# Directions for this task
Everything from the first line of the data through the line with "500, 700, 1000, 2000, 3000, 5000, 7000, 10000]" is to be echoed exactly, minus the pictures.
Start Raw data
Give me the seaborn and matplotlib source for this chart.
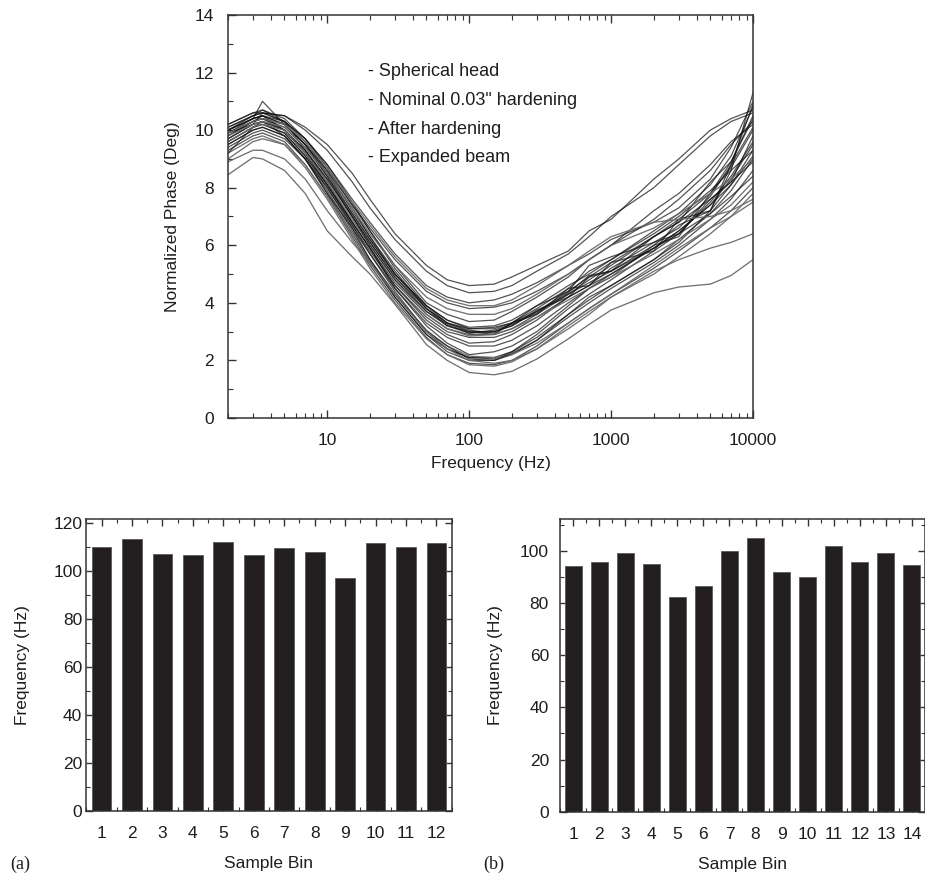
import matplotlib
matplotlib.use("Agg")
import matplotlib.pyplot as plt
import numpy as np
import pandas as pd
import seaborn as sns
from matplotlib.ticker import (FixedLocator, FixedFormatter, LogLocator,
                               MultipleLocator, NullFormatter)

# ---------------------------------------------------------------- data
freq_hz = [2, 3, 3.5, 5, 7, 10, 15, 20, 30, 50, 70, 100, 150, 200, 300,
           500, 700, 1000, 2000, 3000, 5000, 7000, 10000]

# normalized phase (deg) per measurement run, sampled at freq_hz
phase_a1 = [9.5, 10.0, 10.1, 9.8, 9.0, 7.9, 6.5, 5.5, 4.2, 2.9, 2.3, 2.0, 2.0, 2.2, 2.7, 3.5, 4.0, 4.5, 5.4, 6.0, 6.9, 7.6, 8.6]
phase_a2 = [9.3, 9.8, 9.9, 9.6, 8.8, 7.7, 6.3, 5.3, 4.1, 2.8, 2.2, 1.9, 1.85, 2.0, 2.5, 3.3, 3.8, 4.3, 5.2, 5.8, 6.6, 7.2, 8.0]
phase_a3 = [9.7, 10.2, 10.3, 10.0, 9.2, 8.1, 6.7, 5.7, 4.4, 3.0, 2.4, 2.1, 2.05, 2.3, 2.9, 3.8, 4.3, 4.8, 5.8, 6.4, 7.5, 8.4, 9.6]
phase_a4 = [9.0, 9.6, 9.7, 9.5, 8.7, 7.6, 6.2, 5.2, 4.0, 2.75, 2.2, 1.85, 1.8, 1.95, 2.4, 3.2, 3.7, 4.2, 5.0, 5.6, 6.4, 7.0, 7.8]
phase_a5 = [9.9, 10.3, 10.5, 10.0, 9.3, 8.2, 6.8, 5.9, 4.5, 3.2, 2.6, 2.2, 2.3, 2.5, 3.0, 3.9, 4.5, 4.9, 6.0, 6.3, 7.8, 8.9, 10.4]
phase_a6 = [9.4, 9.9, 10.0, 9.7, 9.0, 7.8, 6.4, 5.4, 4.2, 2.9, 2.4, 2.1, 2.1, 2.3, 2.8, 3.6, 4.1, 4.6, 5.5, 6.2, 7.1, 7.9, 9.0]
phase_a7 = [9.2, 9.7, 9.8, 9.5, 8.8, 7.7, 6.4, 5.5, 4.3, 3.0, 2.5, 2.15, 2.1, 2.2, 2.6, 3.3, 3.8, 4.3, 5.3, 5.9, 6.6, 7.0, 7.5]
phase_e2 = [9.2, 10.1, 10.3, 9.8, 9.0, 7.8, 6.6, 5.5, 4.3, 3.05, 2.5, 2.05, 2.0, 2.25, 2.7, 3.6, 4.2, 4.6, 5.5, 6.1, 7.2, 8.1, 9.3]
phase_m1 = [9.6, 10.1, 10.2, 9.9, 9.1, 8.0, 6.6, 5.7, 4.5, 3.3, 2.8, 2.5, 2.5, 2.7, 3.2, 4.0, 4.5, 5.0, 5.9, 6.5, 7.4, 8.1, 9.1]
phase_m2 = [9.8, 10.3, 10.4, 10.0, 9.2, 8.1, 6.8, 5.9, 4.6, 3.4, 2.9, 2.6, 2.65, 2.9, 3.4, 4.2, 4.6, 5.2, 6.1, 6.6, 7.7, 8.8, 10.1]
phase_b1 = [9.8, 10.3, 10.4, 10.1, 9.4, 8.4, 7.1, 6.2, 5.0, 3.9, 3.4, 3.1, 3.1, 3.3, 3.7, 4.3, 4.7, 5.1, 5.9, 6.5, 7.4, 8.3, 9.5]
phase_b2 = [10.1, 10.5, 10.6, 10.3, 9.6, 8.6, 7.2, 6.3, 5.1, 3.8, 3.3, 3.0, 3.0, 3.2, 3.75, 4.2, 4.9, 5.1, 6.3, 6.8, 8.2, 8.9, 10.5]
phase_b3 = [9.6, 10.1, 10.2, 9.9, 9.1, 8.1, 6.8, 5.9, 4.7, 3.6, 3.1, 2.9, 2.9, 3.1, 3.6, 4.3, 4.8, 5.3, 6.3, 6.8, 7.6, 8.2, 8.9]
phase_b4 = [10.0, 10.4, 11.0, 10.2, 9.5, 8.5, 7.3, 6.3, 5.0, 3.8, 3.2, 3.0, 2.9, 3.3, 3.6, 4.5, 4.6, 5.4, 5.8, 6.9, 7.2, 8.6, 11.3]
phase_b5 = [9.7, 10.2, 10.3, 10.0, 9.3, 8.3, 7.0, 6.1, 4.9, 3.7, 3.2, 2.95, 3.0, 3.2, 3.7, 4.4, 4.9, 5.4, 6.3, 6.9, 7.8, 8.7, 10.0]
phase_b6 = [9.9, 10.4, 10.5, 10.2, 9.5, 8.5, 7.1, 6.2, 5.0, 3.9, 3.4, 3.15, 3.2, 3.4, 3.9, 4.6, 5.0, 5.5, 6.5, 7.1, 8.1, 9.1, 10.8]
phase_b7 = [9.5, 10.0, 10.1, 9.8, 9.0, 8.0, 6.7, 5.8, 4.6, 3.5, 3.0, 2.8, 2.8, 3.0, 3.5, 4.2, 4.6, 5.0, 5.9, 6.4, 7.1, 7.7, 8.4]
phase_b8 = [10.2, 10.6, 10.7, 10.4, 9.7, 8.8, 7.5, 6.5, 5.2, 3.9, 3.3, 3.05, 2.95, 3.3, 3.9, 4.4, 5.3, 5.6, 6.1, 6.4, 7.6, 8.2, 9.8]
phase_b9 = [9.6, 10.1, 10.2, 10.0, 9.2, 8.2, 6.9, 6.0, 4.8, 3.6, 3.1, 2.85, 2.9, 3.1, 3.5, 4.1, 4.5, 4.9, 5.7, 6.2, 6.9, 7.4, 8.2]
phase_b10 = [10.0, 10.4, 10.5, 10.2, 9.5, 8.4, 7.0, 6.1, 4.9, 3.8, 3.3, 3.1, 3.15, 3.3, 3.8, 4.5, 5.1, 5.5, 6.4, 7.0, 7.9, 8.6, 9.3]
phase_e1 = [9.9, 10.2, 10.6, 10.3, 9.3, 8.3, 7.0, 6.0, 4.8, 3.7, 3.25, 2.95, 3.05, 3.25, 3.65, 4.35, 4.95, 5.1, 6.0, 6.7, 7.2, 8.8, 10.9]
phase_e3 = [10.0, 10.5, 10.7, 10.3, 9.7, 8.7, 7.4, 6.5, 5.3, 4.0, 3.6, 3.35, 3.4, 3.7, 4.2, 4.9, 5.5, 6.0, 7.2, 7.8, 8.8, 9.6, 10.2]
phase_c1 = [10.1, 10.5, 10.6, 10.5, 10.1, 9.5, 8.5, 7.6, 6.4, 5.3, 4.8, 4.6, 4.65, 4.9, 5.3, 5.8, 6.5, 6.9, 8.3, 9.0, 10.0, 10.4, 10.7]
phase_c2 = [10.2, 10.6, 10.6, 10.5, 10.0, 9.3, 8.2, 7.3, 6.2, 5.1, 4.6, 4.35, 4.4, 4.6, 5.1, 5.7, 6.3, 7.0, 8.0, 8.8, 9.8, 10.3, 10.6]
phase_c3 = [10.0, 10.4, 10.5, 10.3, 9.7, 8.8, 7.6, 6.8, 5.7, 4.6, 4.2, 4.0, 4.1, 4.3, 4.7, 5.3, 5.7, 6.2, 6.8, 7.3, 8.3, 9.4, 11.0]
phase_c4 = [9.9, 10.3, 10.4, 10.2, 9.5, 8.6, 7.4, 6.6, 5.5, 4.4, 4.0, 3.8, 3.85, 4.0, 4.4, 5.0, 5.5, 6.0, 6.9, 7.6, 8.6, 9.5, 10.3]
phase_c5 = [9.8, 10.2, 10.3, 10.1, 9.4, 8.5, 7.3, 6.4, 5.3, 4.2, 3.8, 3.6, 3.6, 3.8, 4.3, 5.0, 5.5, 6.0, 6.6, 7.1, 7.8, 8.3, 9.0]
phase_c6 = [9.9, 10.3, 10.4, 10.2, 9.6, 8.7, 7.5, 6.7, 5.6, 4.5, 4.1, 3.9, 3.9, 4.1, 4.6, 5.3, 5.8, 6.3, 6.8, 6.9, 7.0, 7.2, 7.6]
phase_d1 = [8.45, 9.05, 9.0, 8.6, 7.8, 6.5, 5.6, 5.0, 3.95, 2.55, 2.0, 1.58, 1.5, 1.62, 2.05, 2.75, 3.25, 3.75, 4.35, 4.55, 4.65, 4.95, 5.5]
phase_d2 = [8.9, 9.3, 9.3, 9.0, 8.3, 7.2, 6.1, 5.4, 4.3, 3.0, 2.4, 2.0, 1.9, 2.0, 2.4, 3.1, 3.6, 4.2, 5.1, 5.5, 5.9, 6.1, 6.4]

run_names = ["a1", "a2", "a3", "a4", "a5", "a6", "a7", "e2", "m1", "m2",
             "b1", "b2", "b3", "b4", "b5", "b6", "b7", "b8", "b9", "b10",
             "e1", "e3", "c1", "c2", "c3", "c4", "c5", "c6", "d1", "d2"]
run_values = [phase_a1, phase_a2, phase_a3, phase_a4, phase_a5, phase_a6,
              phase_a7, phase_e2, phase_m1, phase_m2, phase_b1, phase_b2,
              phase_b3, phase_b4, phase_b5, phase_b6, phase_b7, phase_b8,
              phase_b9, phase_b10, phase_e1, phase_e3, phase_c1, phase_c2,
              phase_c3, phase_c4, phase_c5, phase_c6, phase_d1, phase_d2]

notes = ["- Spherical head", "- Nominal 0.03\" hardening",
         "- After hardening", "- Expanded beam"]

bins_a = list(range(1, 13))
freq_a = [109.9, 113.1, 107.0, 106.5, 112.0, 106.4, 109.5, 107.8, 97.0,
          111.7, 109.9, 111.4]
bins_b = list(range(1, 15))
freq_b = [94.1, 95.7, 99.1, 95.1, 82.5, 86.5, 100.0, 104.9, 91.8, 90.0,
          101.8, 95.9, 99.1, 94.5]

# ---------------------------------------------------------------- style
sns.set_theme(style="ticks")
plt.rcParams["font.family"] = ["Liberation Sans", "DejaVu Sans"]
plt.rcParams["font.size"] = 12.5
plt.rcParams["axes.edgecolor"] = "#333333"
plt.rcParams["axes.linewidth"] = 1.1
plt.rcParams["xtick.color"] = "#333333"
plt.rcParams["ytick.color"] = "#333333"
plt.rcParams["xtick.labelcolor"] = "#1e1e1e"
plt.rcParams["ytick.labelcolor"] = "#1e1e1e"
TXT = "#1e1e1e"
LABEL_FS = 12.5

smooth_runs = {"a7", "c6", "d1", "d2", "a4", "b9", "c5"}

fig = plt.figure(figsize=(9.25, 8.77), dpi=100)

# ---------------------------------------------------------------- phase plot
ax = fig.add_axes([0.2465, 0.5234, 0.5676, 0.4595])
long = pd.DataFrame({
    "Frequency": np.tile(freq_hz, len(run_names)),
    "Phase": np.concatenate(run_values),
    "Run": np.repeat(run_names, len(freq_hz)),
})
for name in run_names:
    sub = long[long["Run"] == name]
    if name in smooth_runs:
        col, alpha, lw = "#6a6a6a", 0.95, 0.95
    else:
        col, alpha, lw = "#111111", 0.72, 0.9
    sns.lineplot(data=sub, x="Frequency", y="Phase", ax=ax, color=col,
                 alpha=alpha, linewidth=lw, legend=False, estimator=None,
                 sort=False)

ax.set_xscale("log")
ax.set_xlim(2, 10000)
ax.set_ylim(0, 14)
ax.xaxis.set_major_locator(FixedLocator([10, 100, 1000, 10000]))
ax.xaxis.set_major_formatter(FixedFormatter(["10", "100", "1000", "10000"]))
ax.xaxis.set_minor_locator(LogLocator(base=10, subs=np.arange(2, 10)))
ax.xaxis.set_minor_formatter(NullFormatter())
ax.yaxis.set_major_locator(MultipleLocator(2))
ax.yaxis.set_minor_locator(MultipleLocator(1))
ax.tick_params(which="both", direction="in", top=True, right=False,
               labelsize=LABEL_FS)
ax.tick_params(which="major", length=6, width=1.0)
ax.tick_params(which="minor", length=3.5, width=0.8)
ax.tick_params(axis="x", which="major", pad=11)
ax.tick_params(axis="y", which="major", pad=10)
ax.set_xlabel("Frequency (Hz)", fontsize=LABEL_FS, color=TXT)
ax.set_ylabel("Normalized Phase (Deg)", fontsize=LABEL_FS, color=TXT)
ax.xaxis.set_label_coords(0.5, -0.095)
ax.yaxis.set_label_coords(-0.092, 0.5)
for i, s in enumerate(notes):
    ax.text(0.267, 0.859 - i * 0.0712, s, transform=ax.transAxes,
            fontsize=13, color=TXT, va="center", ha="left")

# ---------------------------------------------------------------- bar plots
def bar_panel(rect, bins, values, ytop, ypad, ylab_x):
    bx = fig.add_axes(rect)
    df = pd.DataFrame({"bin": [str(b) for b in bins], "freq": values})
    sns.barplot(data=df, x="bin", y="freq", ax=bx, color="#231f20",
                saturation=1, width=0.65, edgecolor="#5a5a5a",
                linewidth=0.6, errorbar=None)
    n = len(bins)
    bx.set_xlim(-0.5, n - 0.5)
    bx.set_ylim(0, ytop)
    bx.yaxis.set_major_locator(MultipleLocator(20))
    bx.yaxis.set_minor_locator(MultipleLocator(10))
    bx.xaxis.set_minor_locator(FixedLocator(np.arange(-0.5, n, 1.0)))
    bx.tick_params(which="both", direction="in", top=True, right=True,
                   labelsize=LABEL_FS)
    bx.tick_params(which="major", length=5, width=1.0)
    bx.tick_params(which="minor", length=3, width=0.8)
    bx.tick_params(axis="x", which="major", pad=11)
    bx.tick_params(axis="y", which="major", pad=ypad)
    bx.set_xlabel("Sample Bin", fontsize=LABEL_FS, color=TXT)
    bx.set_ylabel("Frequency (Hz)", fontsize=LABEL_FS, color=TXT)
    bx.xaxis.set_label_coords(0.5, -0.155)
    bx.yaxis.set_label_coords(ylab_x, 0.5)
    return bx

ax_a = bar_panel([0.0933, 0.0756, 0.3950, 0.3326], bins_a, freq_a, 121.5,
                 3, -0.155)
ax_b = bar_panel([0.6054, 0.0745, 0.3946, 0.3337], bins_b, freq_b, 112.3,
                 8, -0.155)

fig.text(10 / 925, 1 - 864 / 877, "(a)", fontsize=13, color=TXT,
         family=["Liberation Serif", "DejaVu Serif"], va="center", ha="left")
fig.text(483 / 925, 1 - 864 / 877, "(b)", fontsize=13, color=TXT,
         family=["Liberation Serif", "DejaVu Serif"], va="center", ha="left")

fig.savefig("out.png", dpi=100, facecolor="white")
End Raw data
# Worked answer
Give me the seaborn and matplotlib source for this chart.
import matplotlib
matplotlib.use("Agg")
import matplotlib.pyplot as plt
import numpy as np
import pandas as pd
import seaborn as sns
from matplotlib.ticker import (FixedLocator, FixedFormatter, LogLocator,
                               MultipleLocator, NullFormatter)

# ---------------------------------------------------------------- data
freq_hz = [2, 3, 3.5, 5, 7, 10, 15, 20, 30, 50, 70, 100, 150, 200, 300,
           500, 700, 1000, 2000, 3000, 5000, 7000, 10000]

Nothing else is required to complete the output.